Слушая музыку отдаленных народов или «примитивных» племен мы не должны забывать о том, что возраст этой музыки соответствует возрасту произведений Бетховена и намного превосходит возраст джаза. Подобно амебам или шимпанзе, эта музыка не принадлежит нашим предкам — она современна в той же мере, что и мы сами; просто она, как и эти существа, кажется нам примитивной. Она вызывает недоумение: может быть, мы слушаем не то или не так? Нас привлекает мысль о том, что поп-музыка, которая стремится вызвать у нас моментальную симпатию, могла бы пролить свет на внутренние структуры нашего мозга, «соответствующие» определенной музыкальной теме и испытывающие от нее удовлетворение. Если бы мы были генетиками-традиционалистами, то могли в этом месте употребить выражение «музыкальные гены». Но мы так делать не будем.
За последние годы нейробиологи разработали ряд методов, позволяющих нам наблюдать за работой мозга в действии. В частности, они могут показать, какие зоны мозга становятся активными во время прослушивания музыки. На данный момент сканы МРТ и ПЭТ дают слишком плохое разрешение — как во времени, так и в пространстве, поэтому мы знаем только то, что музыка возбуждает правое полушарие мозга. Если эта музыка нам знакома, в работу включаются зоны, отвечающие за память, если же мы ее анализируем или пытаемся разобрать слова песни — зоны речевого анализа. Опера заставляет работать оба региона — возможно, именно поэтому ее так любит Джек: ему нравится, когда его мозг пропускают через блендер.

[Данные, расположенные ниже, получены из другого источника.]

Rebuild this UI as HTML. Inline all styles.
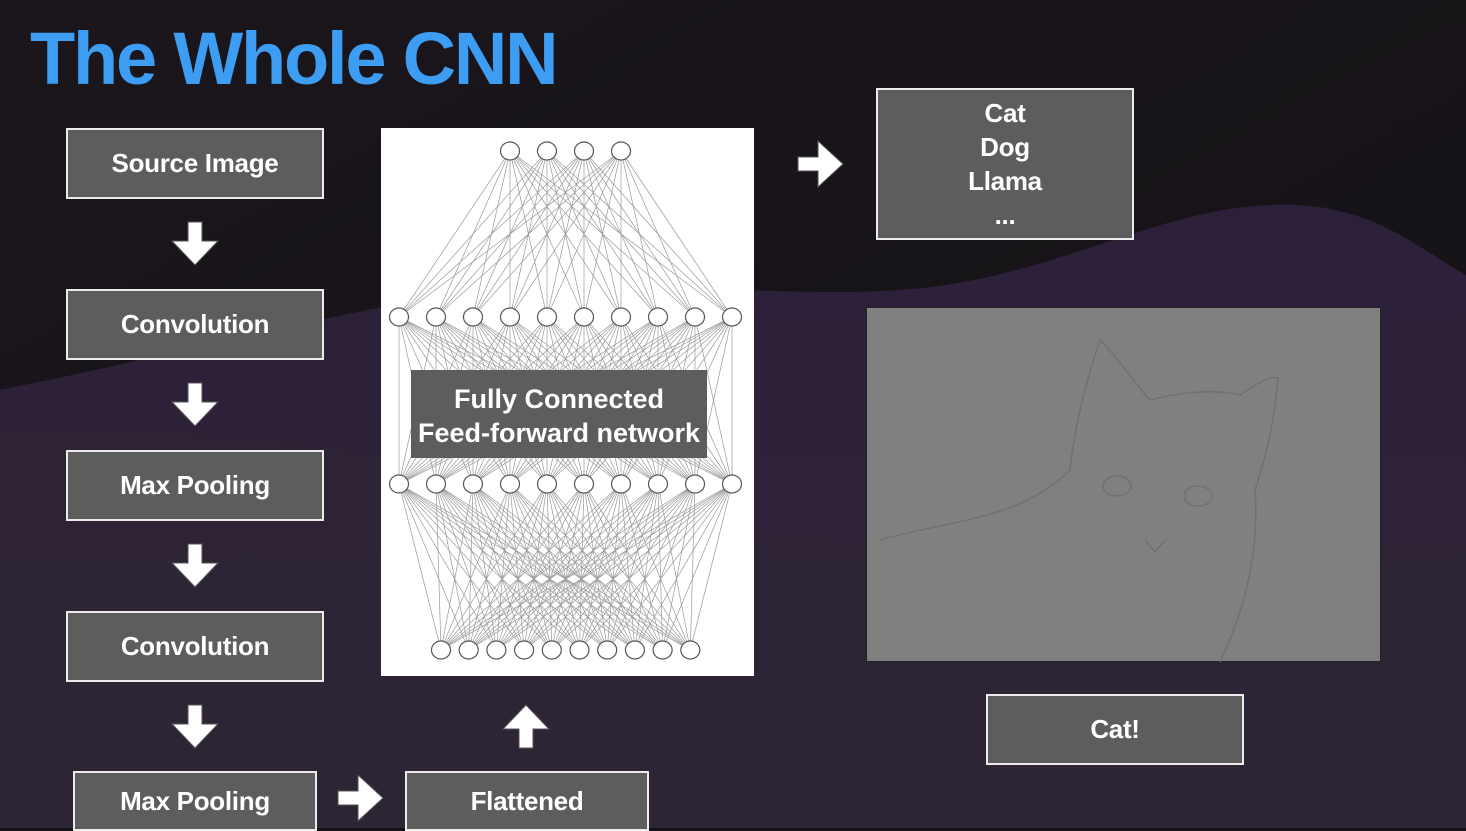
<!DOCTYPE html>
<html><head><meta charset="utf-8"><style>
html,body{margin:0;padding:0;width:1466px;height:828px;overflow:hidden;background:#161317;font-family:"Liberation Sans",sans-serif}
.bx{position:absolute;box-sizing:border-box;background:#5d5d5d;border:2.5px solid #ececec;color:#fff;font-weight:bold;font-size:26px;display:flex;align-items:center;justify-content:center;text-align:center;letter-spacing:-0.3px}
</style></head><body>
<svg width="1466" height="828" style="position:absolute;left:0;top:0">
<defs>
<linearGradient id="g" x1="0" y1="0" x2="0" y2="1"><stop offset="0" stop-color="#2c1f3a"/><stop offset="1" stop-color="#2f2536"/></linearGradient>
<linearGradient id="t" x1="0" y1="0" x2="1" y2="1"><stop offset="0" stop-color="#1a161c"/><stop offset="1" stop-color="#141115"/></linearGradient>
</defs>
<rect width="1466" height="828" fill="url(#t)"/>
<path d="M0,390 C150,360 260,330 420,300 C600,270 760,300 900,290 C1050,280 1150,210 1270,205 C1370,200 1420,250 1466,275 L1466,828 L0,828 Z" fill="url(#g)"/>
<path d="M0,430 C250,420 500,470 700,520 C900,560 1200,560 1466,540 L1466,828 L0,828Z" fill="#2d2433" opacity="0.6"/>
</svg>
<div style="position:absolute;left:30px;top:16px;font-size:74px;font-weight:bold;color:#3d9df2;letter-spacing:-2.2px">The Whole CNN</div>

<div class="bx" style="left:66px;top:128px;width:258px;height:71px">Source Image</div>
<div class="bx" style="left:66px;top:289px;width:258px;height:71px">Convolution</div>
<div class="bx" style="left:66px;top:450px;width:258px;height:71px">Max Pooling</div>
<div class="bx" style="left:66px;top:611px;width:258px;height:71px">Convolution</div>
<div class="bx" style="left:73px;top:771px;width:244px;height:60px">Max Pooling</div>
<div class="bx" style="left:405px;top:771px;width:244px;height:60px">Flattened</div>
<div class="bx" style="left:876px;top:88px;width:258px;height:152px;line-height:34px;flex-direction:column">Cat<br>Dog<br>Llama<br>...</div>
<div class="bx" style="left:986px;top:694px;width:258px;height:71px">Cat!</div>
<div style="position:absolute;left:866px;top:307px;width:515px;height:355px;box-sizing:border-box;background:#808080;border:1.5px solid #222"></div>
<svg width="1466" height="828" style="position:absolute;left:0;top:0" fill="none" stroke="#707070" stroke-width="1.5">
<path d="M1070,470 C1075,420 1090,370 1100,340 C1120,360 1140,390 1150,400 C1190,390 1220,390 1240,395 C1255,385 1270,375 1278,378 C1275,420 1265,460 1255,490 C1260,560 1240,620 1220,662"/>
<path d="M880,540 C950,520 1020,520 1070,470" />
<ellipse cx="1117" cy="486" rx="14" ry="10"/><ellipse cx="1198" cy="496" rx="14" ry="10"/>
<path d="M1145,540 l10,12 l10,-12"/>
</svg>

<svg width="1466" height="828" style="position:absolute;left:0;top:0">
<g fill="#fff" stroke="#555" stroke-width="1">
<path id="da" d="M188,222 h14 v19 h16 l-23,24 l-23,-24 h16 z"/>
<use href="#da" y="161"/><use href="#da" y="322"/><use href="#da" y="483"/>
<path d="M519,748 h14 v-19 h16 l-23,-24 l-23,24 h16 z"/>
<path d="M798,157 h20 v-16 l25,23 l-25,23 v-16 h-20 z"/>
<path d="M338,791 h20 v-16 l25,23 l-25,23 v-16 h-20 z"/>
</g>
<rect x="381" y="128" width="373" height="548" fill="#fff"/>
<g id="net" stroke="#9a9a9a" stroke-width="0.7"></g>
<g id="nodes" fill="#fff" stroke="#555" stroke-width="1.2"></g>
<rect x="411" y="370" width="296" height="88" fill="#5d5d5d"/>
<text x="559" y="408" fill="#fff" font-size="27" font-weight="bold" text-anchor="middle" font-family="Liberation Sans">Fully Connected</text>
<text x="559" y="442" fill="#fff" font-size="27" font-weight="bold" text-anchor="middle" font-family="Liberation Sans">Feed-forward network</text>
</svg>
<script>
var L=[[],[],[],[]];
for(var i=0;i<4;i++)L[0].push([510+i*37,151]);
for(i=0;i<10;i++){L[1].push([399+i*37,317]);L[2].push([399+i*37,484]);L[3].push([441+i*27.7,650]);}
var ns="http://www.w3.org/2000/svg",net=document.getElementById('net'),nd=document.getElementById('nodes');
for(var l=0;l<3;l++)for(var a of L[l])for(var b of L[l+1]){var e=document.createElementNS(ns,'line');e.setAttribute('x1',a[0]);e.setAttribute('y1',a[1]);e.setAttribute('x2',b[0]);e.setAttribute('y2',b[1]);net.appendChild(e);}
for(l=0;l<4;l++)for(a of L[l]){var c=document.createElementNS(ns,'ellipse');c.setAttribute('cx',a[0]);c.setAttribute('cy',a[1]);c.setAttribute('rx',9.5);c.setAttribute('ry',9);nd.appendChild(c);}
</script>
</body></html>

Наша симпатия к музыке берет начало в раннем возрасте. Более того, многочисленные факты указывают на то, что музыка, которую мы слышим, находясь в утробе матери, может влиять на наши музыкальные предпочтения в будущем. Психологи проигрывали музыку детям, которые только начинали брыкаться — они обнаружили, что младенцы способны различать те же самые музыкальные категории, что и мы, взрослые. Под музыку Моцарта они сначала перестают брыкаться и где-то минут пятнадцать лежат спокойно, а потом начинают брыкаться снова — вероятно, следуя музыкальному ритму. Но несмотря на подобные заявления, звучат они не слишком убедительно. Если сменить музыку на какое-нибудь другое произведение Моцарта, Гайдна или Бетховена, то брыкание прекращается, но примерно через минуту начинается снова. Под музыку Битлз Стравинского, религиозные песнопения или джаз Нового Орлеана они сохраняют спокойствие заметно дольше — около десяти минут.
Если ту же самую музыку проиграть несколькими месяцами позже, то обнаружится, что ребенок в какой-то мере помнит и стиль исполнения, и музыкальные инструменты. По-видимому, произведение, написанное для четырех инструментов, позволяет распознать «стиль Моцарта» ничуть не хуже целой симфонии. В состав нашего мозга входят довольно сложные модули распознавания музыки, которыми мы можем пользоваться еще до того, как овладеем речью, и даже до нашего рождения. Зачем же они нужны?
Мы пытаемся понять сущность музыки — как будто мы знаем, в чем состояла сущность секса у Голых Приматов, или сущность подчинения у Эйхманна, или — если уж на то пошло — что значит быть существом с наиболее развитым на всем Круглом Мире интеллектом/экстеллектом. Мы хотим услышать историю, которая смогла бы увязать изобразительное искусство и музыку с ответом на вопросы «Откуда мы взялись?» и «Зачем университетам тратить столько денег на гуманитарные факультеты?». Почему Ринсвинд так горит желанием привнести искусство в жизнь наших предков?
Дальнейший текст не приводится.